*Exercise aim*. Transcribe the data in full and exactly, omitting any pictures.

* * * * *

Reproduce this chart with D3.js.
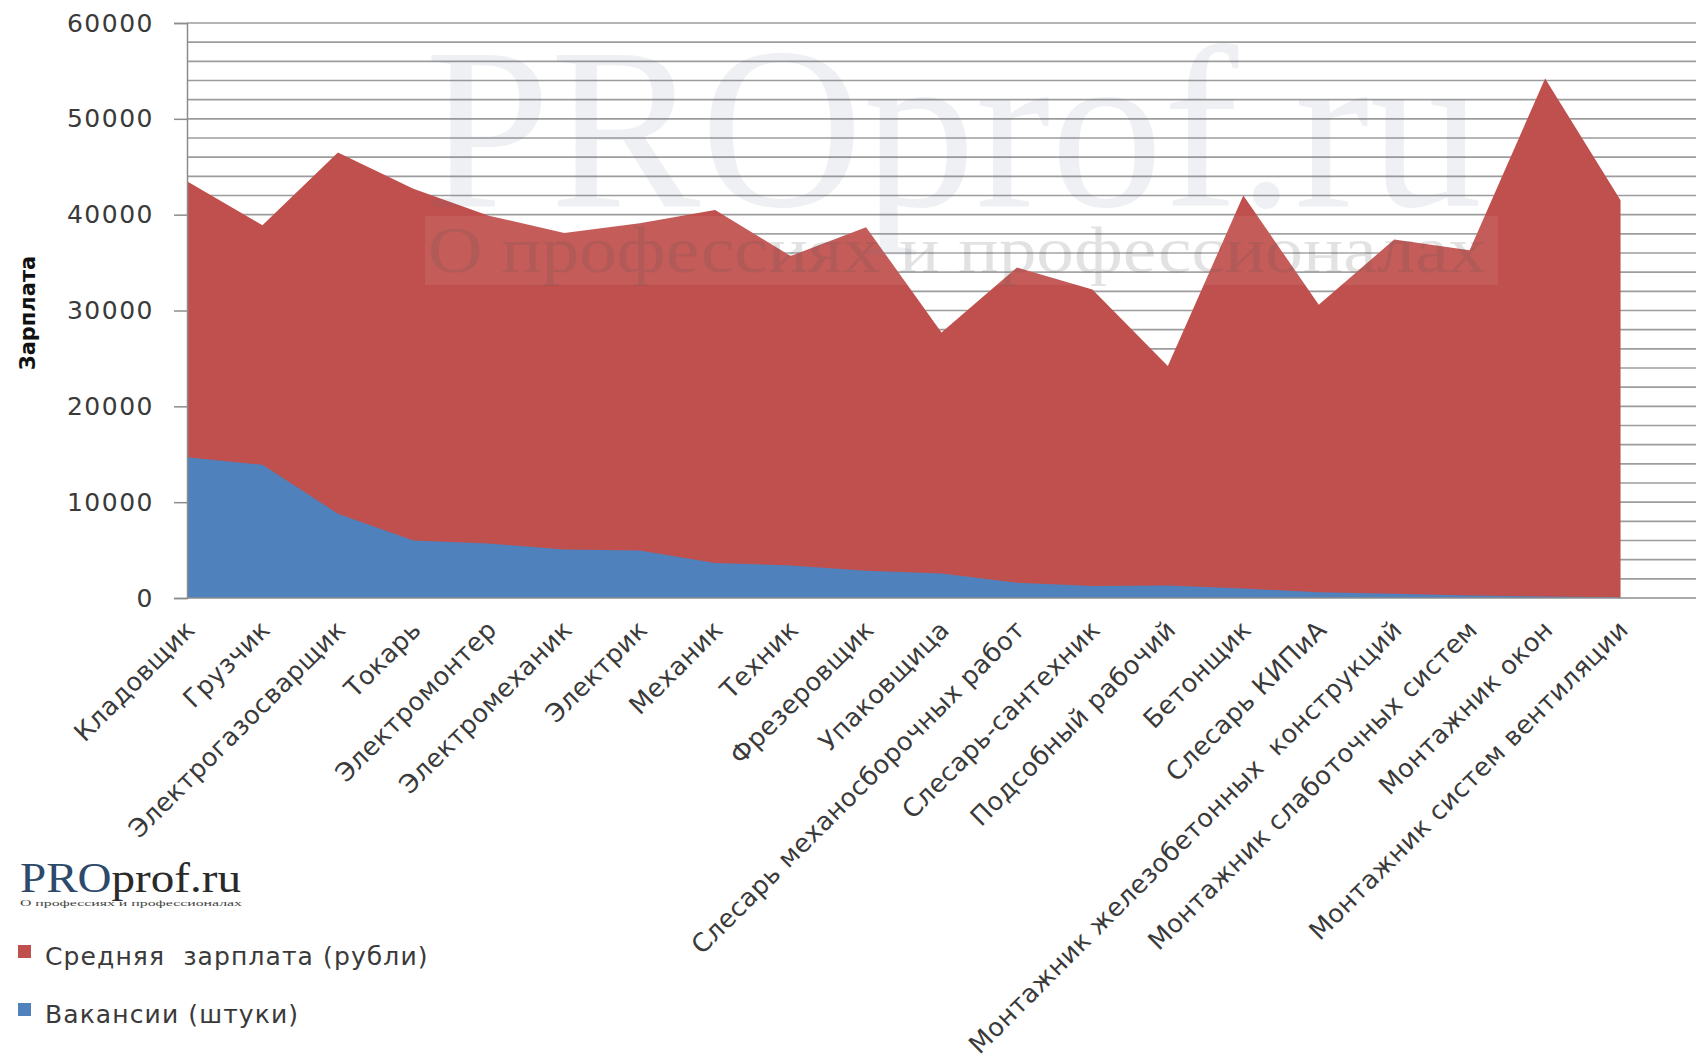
<!DOCTYPE html>
<html>
<head>
<meta charset="utf-8">
<script src="https://cdn.jsdelivr.net/npm/d3@7/dist/d3.min.js"></script>
<style>
  body { margin: 0; background: #fff; }
  svg { display: block; font-family: "DejaVu Sans", sans-serif; }
</style>
</head>
<body>
<svg id="chart" width="1702" height="1063"></svg>
<script>
// professions (x axis)
const categories = [
  "Кладовщик", "Грузчик", "Электрогазосварщик", "Токарь", "Электромонтер",
  "Электромеханик", "Электрик", "Механик", "Техник", "Фрезеровщик",
  "Упаковщица", "Слесарь механосборочных работ", "Слесарь-сантехник",
  "Подсобный рабочий", "Бетонщик", "Слесарь КИПиА",
  "Монтажник железобетонных  конструкций", "Монтажник слаботочных систем",
  "Монтажник окон", "Монтажник систем вентиляции"
];
// average salary, rubles
const salary = [
  43500, 38900, 46500, 42700, 39900, 38100, 39100, 40500, 35700, 38700,
  27700, 34500, 32200, 24200, 42000, 30600, 37400, 36300, 54200, 41500
];
// vacancies, count
const vacancies = [
  14700, 13900, 8800, 6000, 5700, 5050, 4950, 3650, 3400, 2850,
  2550, 1600, 1250, 1300, 1000, 600, 450, 250, 150, 80
];
const yTicks = [0, 10000, 20000, 30000, 40000, 50000, 60000];
const seriesNames = ["Средняя  зарплата (рубли)", "Вакансии (штуки)"];
const seriesColors = ["#C0504D", "#4F81BD"];

const svg = d3.select("#chart");
const plotLeft = 187, plotRight = 1696, plotTop = 23, plotBottom = 598;

// one empty slot after the last category, as in the original
const x = d3.scaleLinear().domain([0, categories.length]).range([plotLeft, plotRight]);
const y = d3.scaleLinear().domain([0, 60000]).range([plotBottom, plotTop]);

// minor gridlines every 2000
svg.append("g")
  .selectAll("line")
  .data(d3.range(2000, 60001, 2000))
  .join("line")
  .attr("x1", plotLeft).attr("x2", plotRight)
  .attr("y1", d => y(d)).attr("y2", d => y(d))
  .attr("stroke", "#9c9c9c")
  .attr("stroke-width", 1.6);

const area = vals => d3.area()
  .x((d, i) => x(i))
  .y0(y(0))
  .y1(d => y(d))(vals);

svg.append("path").attr("d", area(salary)).attr("fill", seriesColors[0]);
svg.append("path").attr("d", area(vacancies)).attr("fill", seriesColors[1]);

// watermark
const wm = svg.append("g");
wm.append("text")
  .attr("x", 425).attr("y", 206)
  .attr("textLength", 1057).attr("lengthAdjust", "spacingAndGlyphs")
  .style("font-family", "'Liberation Serif', serif")
  .style("font-size", "230px")
  .attr("fill", "#5a7090").attr("fill-opacity", 0.1)
  .text("PROprof.ru");
wm.append("rect")
  .attr("x", 425).attr("y", 216).attr("width", 1073).attr("height", 69)
  .attr("fill", "#fff").attr("fill-opacity", 0.07);
wm.append("text")
  .attr("x", 428).attr("y", 272)
  .attr("textLength", 1058).attr("lengthAdjust", "spacingAndGlyphs")
  .style("font-family", "'Liberation Serif', serif")
  .style("font-size", "66px")
  .attr("fill", "#555").attr("fill-opacity", 0.17)
  .text("О профессиях и профессионалах");

// y axis
const yAxis = svg.append("g")
  .attr("transform", `translate(${plotLeft},0)`)
  .call(d3.axisLeft(y).tickValues(yTicks).tickSize(13).tickPadding(20).tickFormat(d3.format("d")));
yAxis.select(".domain").attr("stroke", "#8c8c8c").attr("stroke-width", 1.5);
yAxis.selectAll(".tick line").attr("stroke", "#8c8c8c").attr("stroke-width", 1.5);
yAxis.selectAll(".tick text")
  .style("font-family", "'DejaVu Sans', sans-serif")
  .style("font-size", "25px")
  .style("letter-spacing", "1.5px")
  .attr("fill", "#3a3a3a");

// x axis baseline
svg.append("line")
  .attr("x1", plotLeft).attr("x2", plotRight)
  .attr("y1", y(0)).attr("y2", y(0))
  .attr("stroke", "#8c8c8c").attr("stroke-width", 1.5);

// category labels
svg.append("g")
  .selectAll("text")
  .data(categories)
  .join("text")
  .attr("transform", (d, i) => `translate(${x(i) + 3},${plotBottom + 27}) rotate(-45)`)
  .attr("text-anchor", "end")
  .attr("dy", "0.35em")
  .style("font-size", "25.5px")
  .style("letter-spacing", "0.4px")
  .attr("fill", "#3a3a3a")
  .attr("xml:space", "preserve")
  .text(d => d);

// y axis title
svg.append("text")
  .attr("transform", "translate(28,313) rotate(-90)")
  .attr("text-anchor", "middle")
  .attr("dy", "0.35em")
  .style("font-size", "21px")
  .style("font-weight", "bold")
  .attr("fill", "#111")
  .text("Зарплата");

// logo
const logo = svg.append("text")
  .attr("x", 20).attr("y", 892)
  .attr("textLength", 221).attr("lengthAdjust", "spacingAndGlyphs")
  .style("font-family", "'Liberation Serif', serif")
  .style("font-size", "42px");
logo.append("tspan").attr("fill", "#2e4a6b").text("PRO");
logo.append("tspan").attr("fill", "#2a2a2a").text("prof.ru");
svg.append("text")
  .attr("x", 20).attr("y", 906)
  .attr("textLength", 222).attr("lengthAdjust", "spacingAndGlyphs")
  .style("font-family", "'Liberation Serif', serif")
  .style("font-size", "9px")
  .attr("fill", "#444")
  .text("О профессиях и профессионалах");

// legend
const legend = svg.append("g")
  .selectAll("g")
  .data(seriesNames)
  .join("g")
  .attr("transform", (d, i) => `translate(18,${945 + i * 58})`);
legend.append("rect")
  .attr("width", 13).attr("height", 13)
  .attr("fill", (d, i) => seriesColors[i]);
legend.append("text")
  .attr("x", 27).attr("y", 20)
  .style("font-size", "25px")
  .style("letter-spacing", "1.1px")
  .attr("fill", "#3a3a3a")
  .attr("xml:space", "preserve")
  .text(d => d);
</script>
</body>
</html>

* * * * *

*Completed exercise*.
Reproduce this chart with D3.js.
<!DOCTYPE html>
<html>
<head>
<meta charset="utf-8">
<script src="https://cdn.jsdelivr.net/npm/d3@7/dist/d3.min.js"></script>
<style>
  body { margin: 0; background: #fff; }
  svg { display: block; font-family: "DejaVu Sans", sans-serif; }
</style>
</head>
<body>
<svg id="chart" width="1702" height="1063"></svg>
<script>
// professions (x axis)
const categories = [
  "Кладовщик", "Грузчик", "Электрогазосварщик", "Токарь", "Электромонтер",
  "Электромеханик", "Электрик", "Механик", "Техник", "Фрезеровщик",
  "Упаковщица", "Слесарь механосборочных работ", "Слесарь-сантехник",
  "Подсобный рабочий", "Бетонщик", "Слесарь КИПиА",
  "Монтажник железобетонных  конструкций", "Монтажник слаботочных систем",
  "Монтажник окон", "Монтажник систем вентиляции"
];
// average salary, rubles
const salary = [
  43500, 38900, 46500, 42700, 39900, 38100, 39100, 40500, 35700, 38700,
  27700, 34500, 32200, 24200, 42000, 30600, 37400, 36300, 54200, 41500
];
// vacancies, count
const vacancies = [
  14700, 13900, 8800, 6000, 5700, 5050, 4950, 3650, 3400, 2850,
  2550, 1600, 1250, 1300, 1000, 600, 450, 250, 150, 80
];
const yTicks = [0, 10000, 20000, 30000, 40000, 50000, 60000];
const seriesNames = ["Средняя  зарплата (рубли)", "Вакансии (штуки)"];
const seriesColors = ["#C0504D", "#4F81BD"];

const svg = d3.select("#chart");
const plotLeft = 187, plotRight = 1696, plotTop = 23, plotBottom = 598;

// one empty slot after the last category, as in the original
const x = d3.scaleLinear().domain([0, categories.length]).range([plotLeft, plotRight]);
const y = d3.scaleLinear().domain([0, 60000]).range([plotBottom, plotTop]);

// minor gridlines every 2000
svg.append("g")
  .selectAll("line")
  .data(d3.range(2000, 60001, 2000))
  .join("line")
  .attr("x1", plotLeft).attr("x2", plotRight)
  .attr("y1", d => y(d)).attr("y2", d => y(d))
  .attr("stroke", "#9c9c9c")
  .attr("stroke-width", 1.6);

const area = vals => d3.area()
  .x((d, i) => x(i))
  .y0(y(0))
  .y1(d => y(d))(vals);

svg.append("path").attr("d", area(salary)).attr("fill", seriesColors[0]);
svg.append("path").attr("d", area(vacancies)).attr("fill", seriesColors[1]);

// watermark
const wm = svg.append("g");
wm.append("text")
  .attr("x", 425).attr("y", 206)
  .attr("textLength", 1057).attr("lengthAdjust", "spacingAndGlyphs")
  .style("font-family", "'Liberation Serif', serif")
  .style("font-size", "230px")
  .attr("fill", "#5a7090").attr("fill-opacity", 0.1)
  .text("PROprof.ru");
wm.append("rect")
  .attr("x", 425).attr("y", 216).attr("width", 1073).attr("height", 69)
  .attr("fill", "#fff").attr("fill-opacity", 0.07);
wm.append("text")
  .attr("x", 428).attr("y", 272)
  .attr("textLength", 1058).attr("lengthAdjust", "spacingAndGlyphs")
  .style("font-family", "'Liberation Serif', serif")
  .style("font-size", "66px")
  .attr("fill", "#555").attr("fill-opacity", 0.17)
  .text("О профессиях и профессионалах");

// y axis
const yAxis = svg.append("g")
  .attr("transform", `translate(${plotLeft},0)`)
  .call(d3.axisLeft(y).tickValues(yTicks).tickSize(13).tickPadding(20).tickFormat(d3.format("d")));
yAxis.select(".domain").attr("stroke", "#8c8c8c").attr("stroke-width", 1.5);
yAxis.selectAll(".tick line").attr("stroke", "#8c8c8c").attr("stroke-width", 1.5);
yAxis.selectAll(".tick text")
  .style("font-family", "'DejaVu Sans', sans-serif")
  .style("font-size", "25px")
  .style("letter-spacing", "1.5px")
  .attr("fill", "#3a3a3a");

// x axis baseline
svg.append("line")
  .attr("x1", plotLeft).attr("x2", plotRight)
  .attr("y1", y(0)).attr("y2", y(0))
  .attr("stroke", "#8c8c8c").attr("stroke-width", 1.5);

// category labels
svg.append("g")
  .selectAll("text")
  .data(categories)
  .join("text")
  .attr("transform", (d, i) => `translate(${x(i) + 3},${plotBottom + 27}) rotate(-45)`)
  .attr("text-anchor", "end")
  .attr("dy", "0.35em")
  .style("font-size", "25.5px")
  .style("letter-spacing", "0.4px")
  .attr("fill", "#3a3a3a")
  .attr("xml:space", "preserve")
  .text(d => d);

// y axis title
svg.append("text")
  .attr("transform", "translate(28,313) rotate(-90)")
  .attr("text-anchor", "middle")
  .attr("dy", "0.35em")
  .style("font-size", "21px")
  .style("font-weight", "bold")
  .attr("fill", "#111")
  .text("Зарплата");

// logo
const logo = svg.append("text")
  .attr("x", 20).attr("y", 892)
  .attr("textLength", 221).attr("lengthAdjust", "spacingAndGlyphs")
  .style("font-family", "'Liberation Serif', serif")
  .style("font-size", "42px");
logo.append("tspan").attr("fill", "#2e4a6b").text("PRO");
logo.append("tspan").attr("fill", "#2a2a2a").text("prof.ru");
svg.append("text")
  .attr("x", 20).attr("y", 906)
  .attr("textLength", 222).attr("lengthAdjust", "spacingAndGlyphs")
  .style("font-family", "'Liberation Serif', serif")
  .style("font-size", "9px")
  .attr("fill", "#444")
  .text("О профессиях и профессионалах");

// legend
const legend = svg.append("g")
  .selectAll("g")
  .data(seriesNames)
  .join("g")
  .attr("transform", (d, i) => `translate(18,${945 + i * 58})`);
legend.append("rect")
  .attr("width", 13).attr("height", 13)
  .attr("fill", (d, i) => seriesColors[i]);
legend.append("text")
  .attr("x", 27).attr("y", 20)
  .style("font-size", "25px")
  .style("letter-spacing", "1.1px")
  .attr("fill", "#3a3a3a")
  .attr("xml:space", "preserve")
  .text(d => d);
</script>
</body>
</html>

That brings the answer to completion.